Haranga Resources has put some proper numbers behind the revival story at its Lincoln Gold Project in California, with the first Lincoln-Comet diamond drilling program in more than 12 years returning a string of bonanza-grade gold hits and, just as importantly, feeding into a maiden JORC-compliant resource expected in mid-May.
The headline assays are not the sort that need much gilding. The better intersections include 4.8m at 25.40g/t gold from 36.4m in DDH0278, including 2.4m at 48.84g/t; 2.4m at 38.01g/t from 26.3m in DDH0274; 9.2m at 9.58g/t from 1m in DDH0279, including 0.6m at 69.1g/t; and 4.5m at 18.74g/t from surface in DDH0285. There were plenty more where those came from, including 2.5m at 29.94g/t from surface in DDH0286 and 5.9m at 13.13g/t from 37.3m in DDH0267.
For investors, the key point is not just that Lincoln is high grade. That was already the historical selling point. The issue is whether Haranga can drag a legacy Canadian NI 43-101 estimate into the ASX world of JORC compliance, while demonstrating there is still enough geological plumbing beneath the old workings to support a bigger story.
Lincoln-Comet and Medean currently carry a foreign, non-JORC estimate of 958,910 tonnes at 9.29g/t gold for about 286,000 ounces, using a 4.2g/t cut-off. Haranga’s completed 3,250m HQ diamond program was designed to provide the drilling density, lode geometry and validation data needed for a maiden JORC Mineral Resource Estimate. The company says only four holes from XC8 remained outstanding, with those assays expected this week, and the resource targeted for mid-May.
That makes the next fortnight unusually important. A JORC resource will give the market a more conventional yardstick for valuing Lincoln, rather than leaning on historical and foreign estimates. Haranga also intends to report the resource at multiple cut-off grades, including a formal 2.0g/t cut-off. With spot gold trading around US$4,606 an ounce on Monday, the company’s view that a lower cut-off could be relevant is not being made in a hostile gold market.

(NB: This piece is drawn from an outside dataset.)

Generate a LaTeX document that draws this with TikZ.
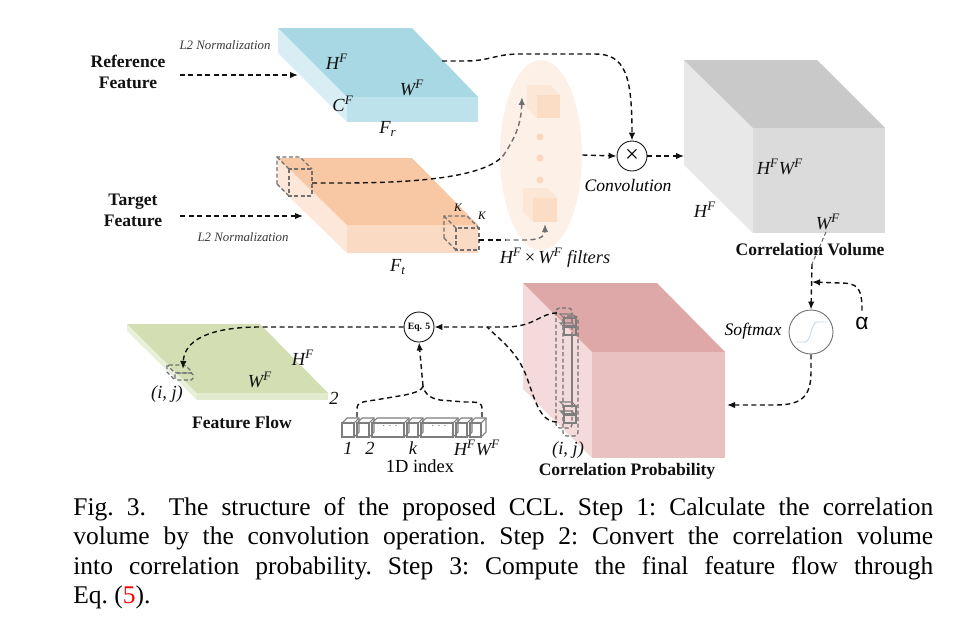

The sexy assays are near existing underground access, but the strategically interesting part of the release may be the deeper holes DDH0280 and DDH0281. These were drilled from XC7 to test whether the Comet system repeats at depth.
They did not return spectacular grades, with DDH0280 producing 2.2m at 1.2g/t gold from 172.1m and DDH0281 returning 2.2m at 1.38g/t from 149.4m. But they intersected alteration, veining, silicification and sulphide mineralisation more than 150m below the current decline. In plain English: the system is still alive down there, even if the drill bit has not yet hit the sweet spot.
Chairman Michael Davy said the program had “confirmed the very high-grade character of the deposit” while also establishing a stronger technical base for resource growth drilling at depth. He added that the deeper drilling confirmed the system remained “wide open at depth”, with parallel repetitions of the shear zones that host the quartz-gold lodes.

Lincoln is not a greenfields paddock with a few shiny assays and a dream. Haranga says about $90m of prior capital has gone into the project, including a 315,000 tonne per annum processing plant, an 880m underground decline, 900m of development drives, workshops, offices and key mining permits.
That infrastructure does not remove development risk, but it changes the conversation. The company is already dewatering at maximum permitted rates, with a planned pause in drilling to re-establish power, ventilation and communications to the lower decline. The underground rig is expected back in July for further drilling below XC8.
Haranga ended the March quarter with $9.3m cash, giving it some room to advance the near-term work program without immediately rattling the tin. Recent market data showed HAR trading around 14c, with market capitalisation estimates around $58m to $60m, keeping it firmly in speculative small-cap territory rather than producer-land.
The coming catalysts are clear enough: remaining XC8 assays, the Lincoln-Comet and Medean JORC resource, a Medean exploration target, then deeper and targeted drilling from July. The existing South Spring Hill exploration target of 1.16Mt to 1.64Mt at 5.4g/t to 5.8g/t for 202,000 to 308,000 ounces also underlines the broader growth pitch, though it remains conceptual rather than a resource.
For now, Haranga has done what small gold developers must do: produce high-grade hits, add geological confidence and keep the news train moving. The next question is whether the maiden JORC resource gives investors something solid enough to hang the Lincoln restart story on.